Jules Verne nous livre-t-il un ensei­gne­ment pour la ville future que nous ima­gi­nons, nous, au seuil du xxie siècle ?

Parce que sa cité idéale n’existe pas, Jules Verne vit et pressent peut-être, en vision­naire, l’im­mense défi­cit d’a­mé­na­ge­ment urbain dont la France a don­né le pitoyable exemple, par rap­port à d’autres pays, pen­dant son pre­mier siècle d’industrialisation.

Après les dix-sep­tième et dix-hui­tième siècles, après l’Em­pire, c’est l’é­tat zéro des ambi­tions pen­dant un second empire et deux répu­bliques. Il est le contem­po­rain d’Hauss­mann, amé­na­geur bour­geois et affai­riste, muti­lant le Paris his­to­rique, bar­rant d’un trait, comme d’un tag, le cœur de la rive gauche par son hor­rible bou­le­vard Saint-Germain.
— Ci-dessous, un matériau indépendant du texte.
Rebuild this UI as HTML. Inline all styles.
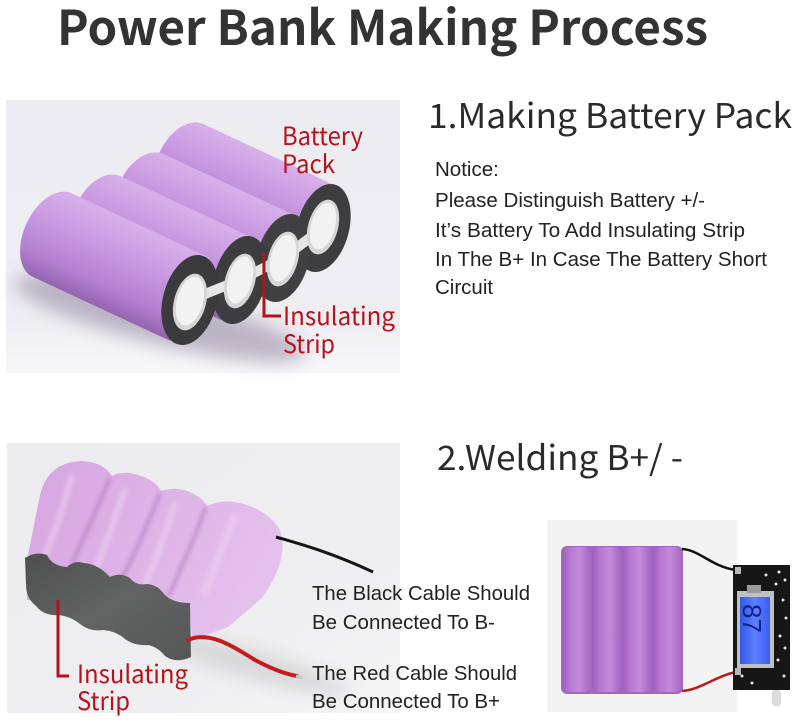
<!DOCTYPE html>
<html>
<head>
<meta charset="utf-8">
<style>
html,body{margin:0;padding:0;background:#fff;}
svg{display:block;}
.t{font-family:"Noto Sans CJK JP","Liberation Sans",sans-serif;}
.a{font-family:"Liberation Sans",Arial,sans-serif;}
</style>
</head>
<body>
<svg width="800" height="726" viewBox="0 0 800 726" xmlns="http://www.w3.org/2000/svg">
<defs>
  <linearGradient id="bg1" x1="0" y1="0" x2="0" y2="1">
    <stop offset="0" stop-color="#ededf1"/>
    <stop offset="0.8" stop-color="#eeeef2"/>
    <stop offset="1" stop-color="#f8f8fa"/>
  </linearGradient>
  <linearGradient id="bg2" x1="0" y1="0" x2="1" y2="1">
    <stop offset="0" stop-color="#ececef"/>
    <stop offset="0.7" stop-color="#efeff1"/>
    <stop offset="1" stop-color="#f6f6f7"/>
  </linearGradient>
  <linearGradient id="cyl1" x1="0" y1="0" x2="0" y2="1">
    <stop offset="0" stop-color="#d7b0ea"/>
    <stop offset="0.35" stop-color="#ca9be2"/>
    <stop offset="0.75" stop-color="#b481d1"/>
    <stop offset="1" stop-color="#9464b0"/>
  </linearGradient>
  <linearGradient id="pk2" x1="0" y1="0" x2="1" y2="0.4">
    <stop offset="0" stop-color="#d6a4e0"/>
    <stop offset="0.5" stop-color="#ddb2e6"/>
    <stop offset="1" stop-color="#e4c0ec"/>
  </linearGradient>
  <linearGradient id="cyl3" x1="0" y1="0" x2="1" y2="0">
    <stop offset="0" stop-color="#9c5cba"/>
    <stop offset="0.3" stop-color="#b878d2"/>
    <stop offset="0.6" stop-color="#c48ada"/>
    <stop offset="1" stop-color="#a566c2"/>
  </linearGradient>
  <linearGradient id="plate" x1="0" y1="0" x2="1" y2="1">
    <stop offset="0" stop-color="#4e504f"/>
    <stop offset="0.5" stop-color="#626463"/>
    <stop offset="1" stop-color="#555756"/>
  </linearGradient>
  <linearGradient id="lcd" x1="0" y1="0" x2="1" y2="0">
    <stop offset="0" stop-color="#3456e8"/>
    <stop offset="0.5" stop-color="#5d80ff"/>
    <stop offset="1" stop-color="#3a5cf0"/>
  </linearGradient>
  <filter id="blur" x="-50%" y="-50%" width="200%" height="200%">
    <feGaussianBlur stdDeviation="9"/>
  </filter>
  <filter id="blur2" x="-50%" y="-50%" width="200%" height="200%">
    <feGaussianBlur stdDeviation="2"/>
  </filter>
</defs>

<rect width="800" height="726" fill="#fff"/>

<!-- Title -->
<text class="t" x="57" y="45" font-size="48" font-weight="700" fill="#333" textLength="651" lengthAdjust="spacingAndGlyphs">Power Bank Making Process</text>

<!-- ===== Photo 1 ===== -->
<rect x="6" y="100" width="394" height="273" fill="url(#bg1)"/>
<ellipse cx="160" cy="318" rx="150" ry="26" transform="rotate(14 160 318)" fill="#7d6c8c" opacity="0.45" filter="url(#blur)"/>

<!-- cylinders back to front -->
<g transform="translate(185,164) rotate(25)">
  <path d="M0,-44 H152 V44 H0 A28 44 0 0 1 0,-44 Z" fill="url(#cyl1)"/>
</g>
<g transform="translate(145,194) rotate(25)">
  <path d="M0,-44 H152 V44 H0 A28 44 0 0 1 0,-44 Z" fill="url(#cyl1)"/>
</g>
<g transform="translate(102,216) rotate(25)">
  <path d="M0,-44 H152 V44 H0 A28 44 0 0 1 0,-44 Z" fill="url(#cyl1)"/>
</g>
<g transform="translate(52,235) rotate(25)">
  <path d="M0,-46 H152 V46 H0 A28 46 0 0 1 0,-46 Z" fill="url(#cyl1)"/>
</g>

<!-- end caps -->
<ellipse cx="323" cy="228" rx="26" ry="45" transform="rotate(15 323 228)" fill="#3e3e41"/>
<ellipse cx="283" cy="258" rx="26" ry="45" transform="rotate(15 283 258)" fill="#404043"/>
<ellipse cx="240" cy="280" rx="26" ry="45" transform="rotate(15 240 280)" fill="#3d3d40"/>
<ellipse cx="190" cy="300" rx="27" ry="46" transform="rotate(15 190 300)" fill="#3b3b3e"/>
<path d="M190,300 L240,280 L283,258 L323,228" stroke="#e6e6e6" stroke-width="10" fill="none" stroke-linejoin="round"/>
<ellipse cx="323" cy="227" rx="15" ry="28" transform="rotate(15 323 227)" fill="#d6d6d6"/>
<ellipse cx="323" cy="226" rx="12" ry="24" transform="rotate(15 323 226)" fill="#f2f2f2"/>
<ellipse cx="283" cy="259" rx="15" ry="28" transform="rotate(15 283 259)" fill="#d6d6d6"/>
<ellipse cx="283" cy="258" rx="12" ry="24" transform="rotate(15 283 258)" fill="#f2f2f2"/>
<ellipse cx="240" cy="281" rx="15" ry="28" transform="rotate(15 240 281)" fill="#d6d6d6"/>
<ellipse cx="240" cy="280" rx="12" ry="24" transform="rotate(15 240 280)" fill="#f2f2f2"/>
<ellipse cx="190" cy="302" rx="16" ry="29" transform="rotate(15 190 302)" fill="#d6d6d6"/>
<ellipse cx="190" cy="301" rx="13" ry="25" transform="rotate(15 190 301)" fill="#f3f3f3"/>

<!-- labels photo 1 -->
<text class="t" x="282" y="145" font-size="25" fill="#b5121b" textLength="81" lengthAdjust="spacingAndGlyphs">Battery</text>
<text class="t" x="282" y="173" font-size="25" fill="#b5121b" textLength="53" lengthAdjust="spacingAndGlyphs">Pack</text>
<path d="M264,253 V316 H281" stroke="#b5121b" stroke-width="3" fill="none"/>
<text class="t" x="283" y="325" font-size="25" fill="#b5121b" textLength="112" lengthAdjust="spacingAndGlyphs">Insulating</text>
<text class="t" x="283" y="353" font-size="25" fill="#b5121b" textLength="52" lengthAdjust="spacingAndGlyphs">Strip</text>

<!-- Section 1 text -->
<text class="t" x="428" y="128" font-size="34" fill="#2a2a2a" textLength="364" lengthAdjust="spacingAndGlyphs">1.Making Battery Pack</text>
<g class="a" font-size="20.5" fill="#222">
  <text x="435" y="176">Notice:</text>
  <text x="435" y="207" textLength="270" lengthAdjust="spacingAndGlyphs">Please Distinguish Battery +/-</text>
  <text x="435" y="237" textLength="310" lengthAdjust="spacingAndGlyphs">It’s Battery To Add Insulating Strip</text>
  <text x="435" y="266" textLength="332" lengthAdjust="spacingAndGlyphs">In The B+ In Case The Battery Short</text>
  <text x="435" y="294">Circuit</text>
</g>

<!-- ===== Photo 2 ===== -->
<rect x="7" y="443" width="393" height="270" fill="url(#bg2)"/>
<ellipse cx="255" cy="665" rx="100" ry="14" transform="rotate(16 255 665)" fill="#a9a9b0" opacity="0.35" filter="url(#blur)"/>

<!-- pink pack silhouette -->
<path d="M27,560 L40,495 Q48,462 82,461 Q103,462 112,476 Q122,470 138,475 Q155,480 161,491 Q175,486 190,492 Q203,498 207,506 Q222,499 240,503 Q268,510 280,530 Q290,558 262,598 L228,627 L192,640 L190,605 L27,600 Z" fill="url(#pk2)"/>
<!-- valleys -->
<path d="M110,478 Q92,520 72,564" stroke="#ad78bd" stroke-width="3" fill="none" opacity="0.8" filter="url(#blur2)"/>
<path d="M160,493 Q142,540 120,582" stroke="#ad78bd" stroke-width="3" fill="none" opacity="0.8" filter="url(#blur2)"/>
<path d="M206,507 Q188,555 168,597" stroke="#ad78bd" stroke-width="3" fill="none" opacity="0.8" filter="url(#blur2)"/>
<!-- highlights -->
<path d="M72,475 Q60,520 45,555" stroke="#ecd2f2" stroke-width="6" fill="none" opacity="0.6" filter="url(#blur2)"/>
<path d="M125,488 Q110,535 95,570" stroke="#ecd2f2" stroke-width="6" fill="none" opacity="0.6" filter="url(#blur2)"/>
<path d="M175,503 Q160,550 145,585" stroke="#ecd2f2" stroke-width="6" fill="none" opacity="0.6" filter="url(#blur2)"/>
<path d="M235,515 Q218,560 203,595" stroke="#ecd2f2" stroke-width="8" fill="none" opacity="0.5" filter="url(#blur2)"/>

<!-- black wire -->
<path d="M276,537 C300,544 330,552 373,572" stroke="#151515" stroke-width="3" fill="none"/>

<!-- end plate -->
<path d="M25,558 Q36,551 47,555 Q52,566 67,567 Q74,560 84,563 Q98,564 110,577 Q120,572 130,578 Q136,586 147,584 Q158,585 164,594 Q172,603 190,603 L191,657 Q176,664 165,656 Q158,647 148,645 Q134,646 125,639 Q116,631 103,630 Q90,632 80,624 Q70,616 58,615 Q44,616 36,606 Q26,598 26,585 Z" fill="url(#plate)"/>

<!-- red wire -->
<path d="M188,640 C210,630 235,648 255,660 C270,668 285,674 297,676" stroke="#c41c1c" stroke-width="4" fill="none" stroke-linecap="round"/>
<path d="M296,676 L303,678" stroke="#c9c9c9" stroke-width="3"/>

<!-- labels photo 2 -->
<path d="M58,600 V676 H69" stroke="#b5121b" stroke-width="3" fill="none"/>
<text class="t" x="77" y="683" font-size="25" fill="#b5121b" textLength="111" lengthAdjust="spacingAndGlyphs">Insulating</text>
<text class="t" x="77" y="710" font-size="25" fill="#b5121b" textLength="53" lengthAdjust="spacingAndGlyphs">Strip</text>

<!-- Section 2 text -->
<text class="t" x="437" y="470" font-size="34" fill="#2a2a2a" textLength="246" lengthAdjust="spacingAndGlyphs">2.Welding B+/ -</text>
<g class="a" font-size="20.3" fill="#222">
  <text x="312" y="600" textLength="218" lengthAdjust="spacingAndGlyphs">The Black Cable Should</text>
  <text x="312" y="629" textLength="183" lengthAdjust="spacingAndGlyphs">Be Connected To B-</text>
  <text x="312" y="680" textLength="205" lengthAdjust="spacingAndGlyphs">The Red Cable Should</text>
  <text x="312" y="708" textLength="188" lengthAdjust="spacingAndGlyphs">Be Connected To B+</text>
</g>

<!-- ===== Photo 3 ===== -->
<rect x="547" y="520" width="190" height="192" fill="#f3f3f4"/>
<rect x="561" y="546" width="122" height="148" rx="6" fill="#a466c0"/>
<rect x="562" y="547" width="29" height="145" rx="7" fill="url(#cyl3)"/>
<rect x="592" y="547" width="29" height="145" rx="7" fill="url(#cyl3)"/>
<rect x="622" y="547" width="29" height="145" rx="7" fill="url(#cyl3)"/>
<rect x="652" y="547" width="30" height="145" rx="7" fill="url(#cyl3)"/>
<path d="M682,549 C700,550 712,567 736,570" stroke="#111" stroke-width="2.5" fill="none"/>
<path d="M682,691 C700,690 716,676 736,672" stroke="#b51d1d" stroke-width="2.5" fill="none"/>

<!-- board -->
<rect x="733" y="565" width="57" height="125" fill="#161616"/>
<rect x="737" y="591" width="37" height="77" fill="#bfc0c4"/>
<rect x="740" y="597" width="30" height="67" fill="url(#lcd)"/>
<rect x="747" y="585" width="14" height="8" fill="#9a9a9e"/>
<text class="a" x="0" y="0" font-size="26" fill="#10238a" transform="translate(743,604) rotate(90)">87</text>
<g fill="#e6e6e6">
  <circle cx="779" cy="572" r="1.5"/><circle cx="785" cy="580" r="1.5"/><circle cx="776" cy="584" r="1.5"/>
  <circle cx="783" cy="600" r="1.5"/><circle cx="786" cy="618" r="1.5"/><circle cx="780" cy="636" r="1.5"/>
  <circle cx="785" cy="648" r="1.5"/><circle cx="778" cy="660" r="1.5"/><circle cx="784" cy="676" r="1.5"/>
  <circle cx="742" cy="676" r="1.5"/><circle cx="752" cy="683" r="1.5"/><circle cx="766" cy="575" r="1.5"/>
</g>
<rect x="735" y="567" width="6" height="7" fill="#b8b8b8"/>
<rect x="735" y="668" width="6" height="7" fill="#b8b8b8"/>
<rect x="772" y="690" width="9" height="16" rx="3" fill="#dcdce0"/>
</svg>
</body>
</html>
Vien­dra le sac­cage de l’un des plus beaux sites d’Eu­rope, les abords immé­diats de Paris, pay­sage incom­pa­rable de val­lées et de col­lines, site aus­si beau que celui du Bos­phore ou de Rio. Ce sera la pro­li­fé­ra­tion anar­chique des ban­lieues, l’ab­sence d’es­paces verts, les péné­trantes cras­seuses, les pavillons de meu­lière, la défi­gu­ra­tion et la dégé­né­res­cence de la cité, et enfin… Sarcelles.

De quoi rêvons-nous aujourd’­hui ? Est-ce d’une ville idéale, dont le pres­tige dépasse les fron­tières ? D’une ville sans voi­tures, sans pol­lu­tion ? D’une ville où les dif­fé­rences entre les riches et les pauvres s’es­tompent, où les jeunes et les vieux coha­bitent et se com­plètent sans ségré­ga­tion ? Rêvons-nous d’une ville de loi­sirs où l’on ne tra­vaille plus que trente-cinq heures, d’une ville hau­te­ment cultu­relle, riche en musées, en théâtres, en spec­tacles et en ciné­mas, en stades et en espaces verts ? Rêvons-nous enfin d’une ville sans délin­quance, sans béton et sans péri­phé­rique ? De la ville à la cam­pagne, comme Alphonse Allais ?

Jules Verne, dans son per­son­nage de pré­cur­seur à la fois révol­té et rêveur, nous apprend sans doute que cette ville-là n’existe pas, qu’elle est uto­pie, mais qu’il faut l’es­pé­rer quand même. La recon­quête de la cité com­mence par ce rêve.